Foucault would immediately recognize La Sylphide as a discursive invention of desire. The sylph is not a character; she is a projection of the masculine subject’s fantasy, a codified figuration of the eroticized, unattainable ideal. She is the female body deterritorialized, transformed into vapor, suggestion, absence. This directly parallels the analysis in The Use of Pleasure, where Foucault describes the formation of ethical subjects through regulated desire—except here, the desire is romanticized, aestheticized, and placed onstage under the gaze of both audience and protagonist.
What distinguishes La Sylphide from earlier court ballets is the technologization of disappearance. Through the technical innovation of pointework, the ballerina seems to defy gravity, to exist on the threshold of presence and absence. Foucault would read this not as a naïve illusion, but as a technique of subjectivation—the dancer internalizes the ideal of bodily lightness, of corporeal transcendence, and performs it through rigorous physical control. In other words: the ethereal is produced through discipline.
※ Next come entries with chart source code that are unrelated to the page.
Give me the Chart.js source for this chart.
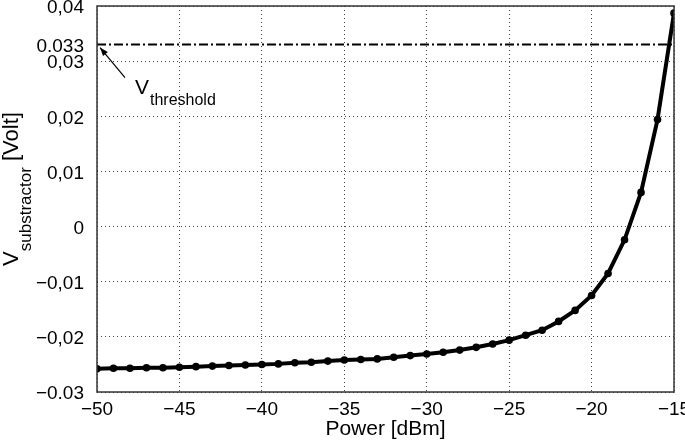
<!DOCTYPE html>
<html>
<head>
<meta charset="utf-8">
<script src="https://cdn.jsdelivr.net/npm/chart.js@4/dist/chart.umd.min.js"></script>
<style>
  html, body { margin: 0; padding: 0; background: #fff; }
</style>
</head>
<body>
<canvas id="chart" width="685" height="442"></canvas>
<script>
// Messwerte: Eingangsleistung [dBm] und Spannung am Subtrahierer [Volt]
const powerDbm = [-50, -49, -48, -47, -46, -45, -44, -43, -42, -41, -40, -39,
  -38, -37, -36, -35, -34, -33, -32, -31, -30, -29, -28, -27, -26, -25, -24,
  -23, -22, -21, -20, -19, -18, -17, -16, -15];
const vSub = [-0.0258, -0.0257, -0.0257, -0.0256, -0.0256, -0.0255, -0.0254,
  -0.0253, -0.0252, -0.0251, -0.0250, -0.0249, -0.0247, -0.0246, -0.0244,
  -0.0242, -0.0241, -0.0240, -0.0237, -0.0234, -0.0231, -0.0228, -0.0224,
  -0.0219, -0.0213, -0.0206, -0.0197, -0.0188, -0.0172, -0.0152, -0.0125,
  -0.0085, -0.0024, 0.0062, 0.0194, 0.0387];
const vThreshold = 0.033;

// Achsenbeschriftungen
const xTicks = [-50, -45, -40, -35, -30, -25, -20, -15];
const yTickValues = [-0.03, -0.02, -0.01, 0, 0.01, 0.02, 0.03, 0.04, 0.033];
const yTickLabels = ['−0.03', '−0,02', '−0,01', '0', '0,01', '0,02', '0,03', '0,04', '0.033'];

const FONT = '"Liberation Sans", Arial, Helvetica, sans-serif';
Chart.defaults.font.family = FONT;
Chart.defaults.color = '#000';

// Rahmen um den Plotbereich
const framePlugin = {
  id: 'frame',
  afterDatasetsDraw(chart) {
    const a = chart.chartArea, ctx = chart.ctx;
    ctx.save();
    ctx.strokeStyle = '#333';
    ctx.lineWidth = 1.5;
    ctx.strokeRect(a.left, a.top, a.right - a.left, a.bottom - a.top);
    ctx.restore();
  }
};

// Y-Achsentitel mit Index und Pfeil-Beschriftung V_threshold
const textPlugin = {
  id: 'texts',
  afterDraw(chart) {
    const ctx = chart.ctx, a = chart.chartArea;
    const xs = chart.scales.x, ys = chart.scales.y;

    // Y-Titel (gedreht)
    ctx.save();
    const big = '22px ' + FONT, small = '17px ' + FONT;
    ctx.font = big;
    const wV = ctx.measureText('V').width;
    const wRest = ctx.measureText(' [Volt]').width;
    ctx.font = small;
    const wSub = ctx.measureText('substractor').width;
    const total = wV + wSub + wRest;
    ctx.translate(18, (a.top + a.bottom) / 2 - 10);
    ctx.rotate(-Math.PI / 2);
    ctx.textBaseline = 'alphabetic';
    ctx.textAlign = 'left';
    let u = -total / 2;
    ctx.font = big;
    ctx.fillText('V', u, 0);
    u += wV;
    ctx.font = small;
    ctx.fillText('substractor', u, 13);
    u += wSub;
    ctx.font = big;
    ctx.fillText(' [Volt]', u, 0);
    ctx.restore();

    // Pfeil auf die Schwellwertlinie
    const tipX = xs.getPixelForValue(-50) + 3;
    const tipY = ys.getPixelForValue(vThreshold) + 3;
    const tailX = tipX + 25, tailY = tipY + 30;
    ctx.save();
    ctx.strokeStyle = '#000';
    ctx.fillStyle = '#000';
    ctx.lineWidth = 1.2;
    ctx.beginPath();
    ctx.moveTo(tailX, tailY);
    ctx.lineTo(tipX, tipY);
    ctx.stroke();
    const ang = Math.atan2(tipY - tailY, tipX - tailX);
    ctx.beginPath();
    ctx.moveTo(tipX, tipY);
    ctx.lineTo(tipX - 9 * Math.cos(ang - 0.35), tipY - 9 * Math.sin(ang - 0.35));
    ctx.lineTo(tipX - 9 * Math.cos(ang + 0.35), tipY - 9 * Math.sin(ang + 0.35));
    ctx.closePath();
    ctx.fill();

    // Beschriftung V_threshold
    ctx.font = '21px ' + FONT;
    ctx.textAlign = 'left';
    ctx.textBaseline = 'alphabetic';
    const lx = tipX + 35, ly = tipY + 46;
    ctx.fillText('V', lx, ly);
    const w = ctx.measureText('V').width;
    ctx.font = '16px ' + FONT;
    ctx.fillText('threshold', lx + w + 1, ly + 11);
    ctx.restore();
  }
};

const ctx = document.getElementById('chart').getContext('2d');

new Chart(ctx, {
  type: 'line',
  data: {
    datasets: [
      {
        label: 'V_substractor',
        data: powerDbm.map((p, i) => ({x: p, y: vSub[i]})),
        borderColor: '#000',
        backgroundColor: '#000',
        borderWidth: 4,
        pointRadius: 3.8,
        pointBackgroundColor: '#000',
        pointBorderWidth: 0,
        tension: 0
      },
      {
        label: 'V_threshold',
        data: [{x: powerDbm[0], y: vThreshold}, {x: powerDbm[powerDbm.length - 1], y: vThreshold}],
        borderColor: '#000',
        borderWidth: 2,
        borderDash: [9, 3, 2, 3],
        pointRadius: 0,
        tension: 0
      }
    ]
  },
  options: {
    responsive: false,
    animation: false,
    layout: {padding: {top: 6, right: 11, left: 0, bottom: 0}},
    plugins: {
      legend: {display: false},
      tooltip: {enabled: false}
    },
    scales: {
      x: {
        type: 'linear',
        min: -50,
        max: -15,
        afterBuildTicks: s => { s.ticks = xTicks.map(v => ({value: v})); },
        afterFit: s => {
          s.height = 50;
          s.paddingLeft = 0; s.paddingRight = 0;
        },
        grid: {color: '#444', lineWidth: 1, drawTicks: false},
        border: {display: false, dash: [1, 3]},
        ticks: {
          font: {size: 19},
          padding: 6,
          maxRotation: 0,
          autoSkip: false,
          callback: v => String(v).replace('-', '−')
        },
        title: {
          display: true,
          text: 'Power [dBm]',
          font: {size: 21},
          padding: {top: 0, bottom: 0}
        }
      },
      y: {
        min: -0.03,
        max: 0.04,
        afterBuildTicks: s => { s.ticks = yTickValues.map(v => ({value: v})); },
        afterFit: s => {
          s.width = 97;
          s.paddingTop = 0; s.paddingBottom = 0;
        },
        grid: {
          color: c => (c.tick && c.tick.value === vThreshold) ? 'rgba(0,0,0,0)' : '#444',
          lineWidth: 1,
          drawTicks: false
        },
        border: {display: false, dash: [1, 3]},
        ticks: {
          font: {size: 19},
          padding: 13,
          labelOffset: 2,
          autoSkip: false,
          callback: v => {
            const i = yTickValues.indexOf(v);
            return i >= 0 ? yTickLabels[i] : '';
          }
        }
      }
    }
  },
  plugins: [framePlugin, textPlugin]
});
</script>
</body>
</html>
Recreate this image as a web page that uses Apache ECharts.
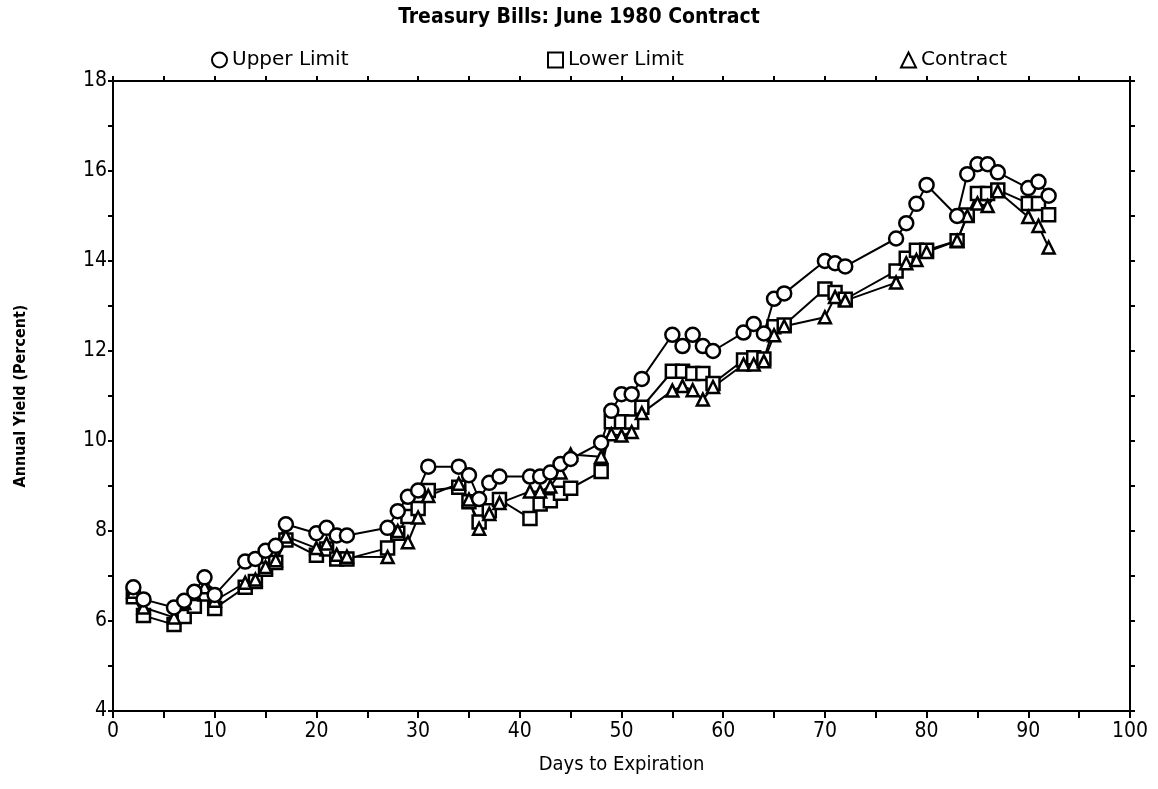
<!DOCTYPE html>
<html><head><meta charset="utf-8">
<script src="https://cdn.jsdelivr.net/npm/echarts@6/dist/echarts.min.js"></script>
<style>html,body{margin:0;padding:0;background:#fff}#c{width:1158px;height:789px}</style>
</head><body><div id="c"></div>
<script>
const days = [2,3,6,7,8,9,10,13,14,15,16,17,20,21,22,23,27,28,29,30,31,34,35,36,37,38,41,42,43,44,45,48,49,50,51,52,55,56,57,58,59,62,63,64,65,66,70,71,72,77,78,79,80,83,84,85,86,87,90,91,92];
const upperLimit = [6.75,6.48,6.3,6.45,6.65,6.97,6.58,7.32,7.38,7.56,7.67,8.15,7.95,8.07,7.9,7.9,8.07,8.44,8.76,8.9,9.43,9.43,9.24,8.71,9.07,9.21,9.21,9.21,9.3,9.49,9.6,9.96,10.67,11.04,11.04,11.38,12.36,12.11,12.36,12.11,12.0,12.41,12.6,12.39,13.16,13.28,14.0,13.95,13.88,14.5,14.84,15.27,15.69,15.0,15.93,16.15,16.15,15.97,15.62,15.76,15.45];
const lowerLimit = [6.54,6.12,5.92,6.1,6.33,6.6,6.28,6.75,6.88,7.15,7.3,7.8,7.46,7.6,7.38,7.38,7.62,7.95,8.32,8.5,8.9,8.97,8.65,8.2,8.45,8.7,8.28,8.6,8.67,8.84,8.95,9.32,10.43,10.43,10.42,10.75,11.55,11.55,11.5,11.5,11.28,11.8,11.85,11.82,12.54,12.58,13.38,13.3,13.15,13.78,14.06,14.24,14.24,14.45,15.02,15.5,15.5,15.58,15.28,15.28,15.03];
const contract = [6.65,6.3,6.08,6.4,6.6,6.75,6.45,6.85,6.92,7.2,7.35,7.88,7.62,7.72,7.47,7.43,7.42,8.0,7.75,8.3,8.78,9.05,8.7,8.05,8.38,8.62,8.88,8.88,8.99,9.3,9.7,9.65,10.15,10.12,10.2,10.62,11.12,11.22,11.13,10.92,11.2,11.7,11.7,11.77,12.35,12.55,12.75,13.2,13.12,13.52,13.95,14.02,14.2,14.45,15.0,15.28,15.22,15.55,14.98,14.78,14.3];
const seriesNames = ['Upper Limit','Lower Limit','Contract'];
const titleText = 'Treasury Bills: June 1980 Contract';
const xName = 'Days to Expiration';
const yName = 'Annual Yield (Percent)';

const pair = (vals) => days.map((d,i)=>[d, vals[i]]);
const font = 'DejaVu Sans Condensed, DejaVu Sans, sans-serif';
const black = '#000';
const chart = echarts.init(document.getElementById('c'), null, {renderer:'canvas'});
const mk = (name, data, symbol, size) => ({
  name, type:'line', data: pair(data), symbol, symbolSize:size,
  lineStyle:{color:black,width:2}, itemStyle:{color:'#fff',borderColor:black,borderWidth:2.5},
  showAllSymbol:true, animation:false, z: 3
});
const legendBase = {
  textStyle:{fontFamily:'DejaVu Sans, sans-serif',fontSize:20,color:black},
  itemWidth:15,itemHeight:15,itemGap:0,selectedMode:false,
  itemStyle:{color:'#fff',borderColor:black,borderWidth:2},
  lineStyle:{width:0,opacity:0}
};
const axLine = {show:true,onZero:false,lineStyle:{color:black,width:2}};
chart.setOption({
  backgroundColor:'#fff',
  animation:false,
  title:{text:titleText,left:'center',top:2,textStyle:{fontFamily:font,fontWeight:'bold',fontSize:21,color:black}},
  legend:[
    Object.assign({}, legendBase, {data:[{name:seriesNames[0],icon:'circle'}], left:206, top:45}),
    Object.assign({}, legendBase, {data:[{name:seriesNames[1],icon:'rect'}], left:542, top:45}),
    Object.assign({}, legendBase, {data:[{name:seriesNames[2],icon:'triangle'}], left:895, top:45})
  ],
  grid:{left:113,right:28,top:81,bottom:78},
  xAxis:[
    {type:'value',min:0,max:100,interval:5,position:'bottom',
     name:xName,nameLocation:'middle',nameGap:44,nameTextStyle:{fontFamily:font,fontSize:20,color:black},
     axisLine:axLine,
     axisTick:{show:true,length:7,lineStyle:{color:black,width:2}},
     axisLabel:{fontFamily:font,fontSize:21,color:black,margin:10,formatter:v=> v%10===0? String(v):''},
     splitLine:{show:false}},
    {type:'value',min:0,max:100,interval:5,position:'top',
     axisLine:axLine,
     axisTick:{show:true,length:5,lineStyle:{color:black,width:2}},
     axisLabel:{show:false},splitLine:{show:false}}
  ],
  yAxis:[
    {type:'value',min:4,max:18,interval:1,position:'left',
     name:yName,nameLocation:'middle',nameGap:84,nameRotate:90,
     nameTextStyle:{fontFamily:font,fontSize:16,fontWeight:'bold',color:black},
     axisLine:axLine,
     axisTick:{show:true,length:5,lineStyle:{color:black,width:2}},
     axisLabel:{fontFamily:font,fontSize:21,color:black,margin:6,formatter:v=> v%2===0? String(v):''},
     splitLine:{show:false}},
    {type:'value',min:4,max:18,interval:1,position:'right',
     axisLine:axLine,
     axisTick:{show:true,length:5,lineStyle:{color:black,width:2}},
     axisLabel:{show:false},splitLine:{show:false}}
  ],
  series:[
    mk(seriesNames[1], lowerLimit, 'rect', 13),
    mk(seriesNames[2], contract, 'triangle', 12),
    mk(seriesNames[0], upperLimit, 'circle', 14)
  ]
});
</script></body></html>
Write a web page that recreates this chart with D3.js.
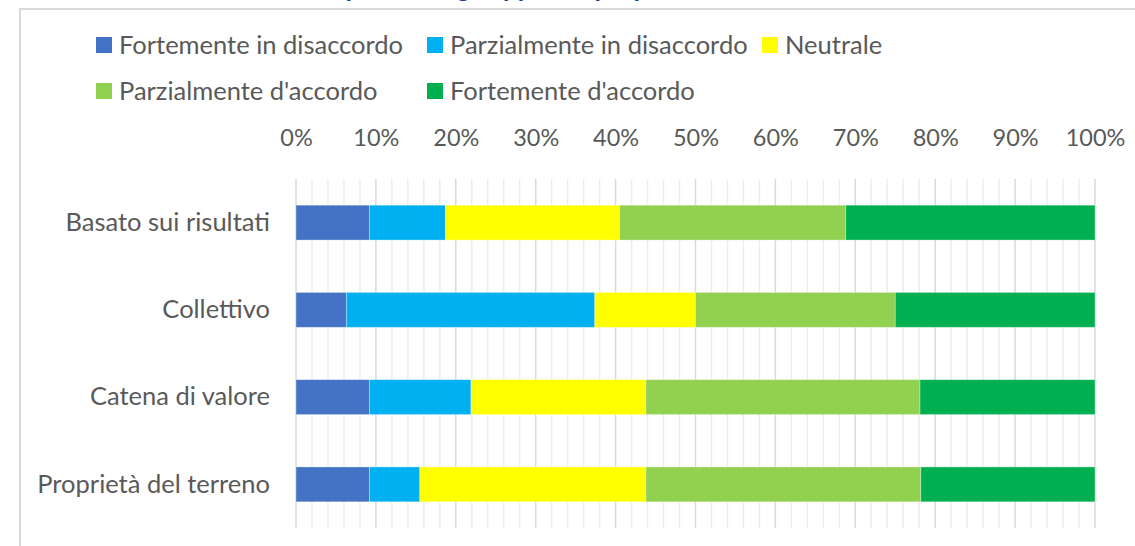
<!DOCTYPE html>
<html>
<head>
<meta charset="utf-8">
<script src="https://cdn.jsdelivr.net/npm/d3@7"></script>
<style>
  body { margin: 0; background: #fff; }
  svg { display: block; font-family: Lato, "Open Sans", sans-serif; }
</style>
</head>
<body>
<div id="chart"></div>
<script>
// data (percent of respondents)
const categories = ["Basato sui risultati", "Collettivo", "Catena di valore", "Proprietà del terreno"];
const series = ["Fortemente in disaccordo", "Parzialmente in disaccordo", "Neutrale", "Parzialmente d'accordo", "Fortemente d'accordo"];
const colors = ["#4472c4", "#00b0f0", "#ffff00", "#92d050", "#00b050"];
const values = [
    [9.2, 9.5, 21.8, 28.3, 31.2],
    [6.3, 31.1, 12.6, 25.0, 25.0],
    [9.2, 12.7, 21.9, 34.3, 21.9],
    [9.2, 6.3, 28.3, 34.4, 21.8]
];
const majorTicks = d3.range(0, 101, 10);
const minorTicks = d3.range(0, 101, 2).filter(d => d % 10 !== 0);
const titleText = "Opinioni sugli approcci proposti";

const width = 1135, height = 546;
const labelSize = 25.5;
const tickSize = 23.5;
const textColor = "#595959";

const svg = d3.select("#chart").append("svg")
    .attr("width", width)
    .attr("height", height);

// chart frame (partly cut off by the crop)
svg.append("rect")
    .attr("x", 20).attr("y", 9)
    .attr("width", width + 20).attr("height", height + 20)
    .attr("fill", "#fff")
    .attr("stroke", "#d9d9d9")
    .attr("stroke-width", 2);

// title, almost all of it above the visible area
svg.append("text")
    .attr("x", 508).attr("y", -3)
    .attr("text-anchor", "middle")
    .attr("fill", "#203a96")
    .style("font-size", "26px")
    .style("font-weight", "bold")
    .text(titleText);

const x = d3.scaleLinear().domain([0, 100]).range([296, 1095]);
const y = d3.scaleBand().domain(categories).range([179, 528]).paddingInner(0.6).paddingOuter(0.3);

// gridlines
const grid = svg.append("g");
grid.selectAll(".minor")
    .data(minorTicks)
    .join("line")
    .attr("class", "minor")
    .attr("x1", d => x(d)).attr("x2", d => x(d))
    .attr("y1", y.range()[0]).attr("y2", y.range()[1])
    .attr("stroke", "#ededed")
    .attr("stroke-width", 1.5);
grid.selectAll(".major")
    .data(majorTicks)
    .join("line")
    .attr("class", "major")
    .attr("x1", d => x(d)).attr("x2", d => x(d))
    .attr("y1", y.range()[0]).attr("y2", y.range()[1])
    .attr("stroke", "#d9d9d9")
    .attr("stroke-width", 1.5);

// top axis
const xAxis = svg.append("g")
    .attr("transform", "translate(0,146)")
    .call(d3.axisTop(x).tickValues(majorTicks).tickFormat(d => d + "%").tickSize(0).tickPadding(0));
xAxis.select(".domain").remove();
xAxis.selectAll("text")
    .attr("fill", textColor)
    .style("font-size", tickSize + "px")
    .style("font-family", "Lato, sans-serif");

// category labels
const yAxis = svg.append("g")
    .attr("transform", "translate(270,0)")
    .call(d3.axisLeft(y).tickSize(0).tickPadding(0));
yAxis.select(".domain").remove();
yAxis.selectAll("text")
    .attr("fill", textColor)
    .style("font-size", labelSize + "px")
    .style("font-family", "Lato, sans-serif");

// stacked bars
const rows = categories.map((c, i) => {
    const r = {category: c};
    series.forEach((s, j) => r[s] = values[i][j]);
    return r;
});
const stack = d3.stack().keys(series)(rows);
const color = d3.scaleOrdinal().domain(series).range(colors);

svg.append("g")
    .selectAll("g")
    .data(stack)
    .join("g")
    .attr("fill", d => color(d.key))
    .selectAll("rect")
    .data(d => d)
    .join("rect")
    .attr("x", d => x(d[0]))
    .attr("width", d => x(d[1]) - x(d[0]))
    .attr("y", d => y(d.data.category))
    .attr("height", y.bandwidth())
    .attr("stroke", "#ffffff")
    .attr("stroke-opacity", 0.4)
    .attr("stroke-width", 0.8);

// legend, two rows
const legendPos = [
    {x: 96, y: 45}, {x: 427, y: 45}, {x: 762, y: 45},
    {x: 96, y: 91}, {x: 427, y: 91}
];
const legend = svg.append("g")
    .selectAll("g")
    .data(series)
    .join("g")
    .attr("transform", (d, i) => `translate(${legendPos[i].x},${legendPos[i].y})`);
legend.append("rect")
    .attr("x", 0).attr("y", -8)
    .attr("width", 16).attr("height", 16)
    .attr("fill", d => color(d));
legend.append("text")
    .attr("x", 23).attr("y", 0)
    .attr("dy", "0.35em")
    .attr("fill", textColor)
    .style("font-size", labelSize + "px")
    .text(d => d);
</script>
</body>
</html>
Moreover, the ballet stages a clear regime of gendered embodiment. James, the male protagonist, is bound to the social world—duty, marriage, rationality. The Sylph, on the other hand, is pure affect, pure nature, pure escape. But this division, Foucault would argue, is not natural. It is a discursive arrangement, a deployment of sexuality (in The History of Sexuality terms), where the female body is idealized precisely to remain unreachable. She must die if she is touched.
In this sense, La Sylphide represents a sublimated form of erotic control. The desire it offers is never to be fulfilled—only aestheticized, disciplined, and mourned. The ballet teaches its audience not how to possess, but how to suffer beautifully.
From Ethics: Subjectivity and Truth, we could say that James' fate is the result of a misrecognition of truth. He cannot distinguish between dream and freedom, between romantic escape and social constraint. His downfall is not a moral failure, but an epistemic one—he chooses the sylph (a form of truth that does not belong to the order of knowledge), and is punished by losing both her and the world.
Finally, Foucault would note that the ballet operates within a newly emerging bourgeois moral economy. It no longer praises virtue as in classical drama, nor celebrates sovereign order as in the baroque. Instead, it produces subjects who are alienated, aesthetic, and self-regulating. The spectators are taught not to obey the king, but to discipline their longing through spectacle.
Thus, La Sylphide becomes a hinge point: where ballet ceases to be a mirror of power and becomes a mirror of internalized desire. Its sylph is not a fairy—she is a symptom of a modern subjectivity emerging in the 19th century, torn between the rational and the ecstatic, between the social body and the flight of the self.